L’emergenza sanitaria ha permesso un vero e proprio boom del lavoro in smart working. Il lockdown e la chiusura forzata della maggior parte delle attività ha spinto infatti dirigenti e titolari a correre ai ripari entro breve.
Le uniche realtà che si sono “salvate” dallo smart working sono poche, come il settore industriale e quello alimentare. Anche se lavorare da casa può sembrare un vantaggio a prima vista, in realtà i cittadini di tutto il mondo si sono dovuti confrontare con delle difficoltà senza pari.
Solo pochissime persone erano abituate a lavorare in smart working anche prima del lockdown. Pensiamo per esempio al settore informatico o delle telecomunicazioni: sono tutti ambiti in cui già da tempo è previsto il lavoro da remoto. La pandemia invece ha imposto alla maggior parte dei lavoratori di fare leva su questa pratica per continuare a mantenere in vita tante realtà. Una vera e propria modalità di lavoro che ha fatto emergere anche dei dati interessanti per quanto riguarda i suoi scogli.
Quali sono quindi le più grandi difficoltà dello smart working? Secondo alcuni dati, sembra che il 22% delle persone abbiamo incontrato maggiori difficoltà nell’abbandonare il consueto posto di lavoro. Il 19% invece ha subito le conseguenze della solitudine forzata, mentre il 17% ha riscontrato dei problemi per quanto riguarda la comunicazione e la collaborazione. Senza considerare che il 10% si è distratto proprio perchè si trovava a casa, mentre l’8% dei lavoratori ha perso la sua nota motivazione.
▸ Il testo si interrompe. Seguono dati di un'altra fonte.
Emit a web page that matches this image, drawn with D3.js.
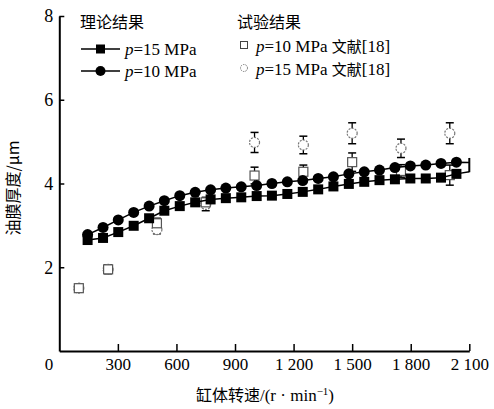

Lavorare da casa e non dall’ufficio mette in luce anche altri aspetti di questo mondo nascosto. Per esempio solo il 15% dei datori di lavoro ha deciso di agevolare il personale, facendosi carico del pagamento della connessione internet. Ad oggi, in tutto il mondo lo smart working ha preso piede e si stanno delineando tutte le esigenze collegate. Per esempio la possibilità di avere un rimborso per l’abbonamento del telefono. Viviamo in un mondo in continuo movimento e anche quando ci siamo ritrovati bloccati fra quattro mura, non abbiamo di certo smesso di usare smartphone e tablet per continuare a lavorare.